Cross-channel customer service
Cross-channel customer service naturally produces a mass and variety of structured and unstructured data coming from individual web-logs, email and telephone transcripts, customer interaction records and statistics, Tweets, and Facebook posts to name a few.

Only by breaking down silos to analyse the trends and patterns found within the interconnected troughs of structured and unstructured data can a company truly optimise its customer service efforts. Three key benefits which can be realised are as follows:

  1. Predict the future, and increase loyalty
    Companies are adept at chasing new customers while watching the churn. Why else would they spend around US$500 billion on advertising and acquiring new customers, US$50 billion on CRM spend, and only US$9 billion on the call centre? They offer new customers price incentives, free service, unlimited this and that, all the while not listening to the sentiment of the current customer base.

    Social channels have thrown up the opportunity for customers to vent frustrations and opinions that wouldn't be worth the effort of writing a more formal e-mail or picking up the phone. Big Data analytics has the potential to unlock invaluable customer insights that can be channelled into a company's development strategy, thereby reducing the customer churn - and increasing top-line revenue.

    Organisations can start not just to understand customers, but to provide a more personal customer experience, to let customers know that they have been listened to - all the things that helps customers stay loyal to the brand and spend more going forward.
    A new generation of cloud-based data analytics solutions will be key to understanding and visualising customer service interactions in the fullest context. Sales and marketing departments will be able to gain actionable business intelligence, retain customers, increase employee effectiveness and improve the bottom-line.
     

  2. Actionable business intelligence
    By mining and consolidating the treasure trove of structured and unstructured customer data presented by cross-channel customer service, companies can yield rich and actionable business intelligence. For example, telcos and mobile carriers often receive the brunt of complaints within the contact centre and social sphere.

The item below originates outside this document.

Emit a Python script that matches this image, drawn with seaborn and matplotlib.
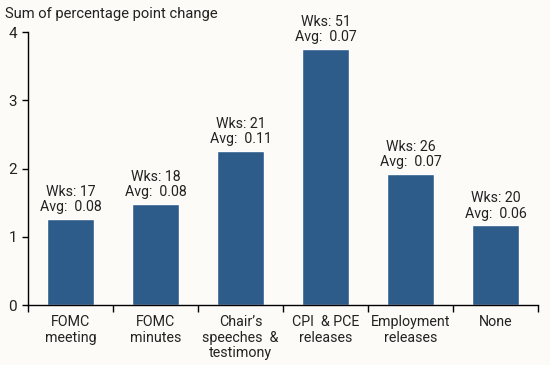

    Based upon all customer service interactions and social media postings, these organisations can identify and pinpoint unknown network outages, service interruptions or latency issues. Similarly, social media sentiment analysis can be used to respond to unplanned calls into the contact centre.
     

  3. Increase employee effectiveness
    With cloud-based data analytics, companies can assess a multichannel customer's lifetime value based upon in-store and online sales, customer service history across all channels, and social media amplification. With this information, and with the right solution, the most valuable customers can then be brought to the top of the workload pile - and dealt with by the most appropriate employee.

    For years, contact centres have rated employee performance by average handle time, average hold time and so on. Intelligent solutions can now store more detailed information about how employees work, what they know in terms of skills and knowledge, and how they score in quality management solutions.

Analysing the right data, the right way
The right solution can combine all of this information - from the customer and employee spheres - so that contact centre managers can understand important correlations, such as common attributes between top performing employees, whether there is a relationship between years of service and average handle time or whether for example more agent soft-skill training does actually increase customer satisfaction.

The right data analysed in the right way can produce answers to important questions that will help managers ensure their workforce has the right skills to provide exceptional customer service and build a more engaged, efficient, and effective organisation. Employees will be happier, customers more satisfied and corporate balance sheets will be healthier.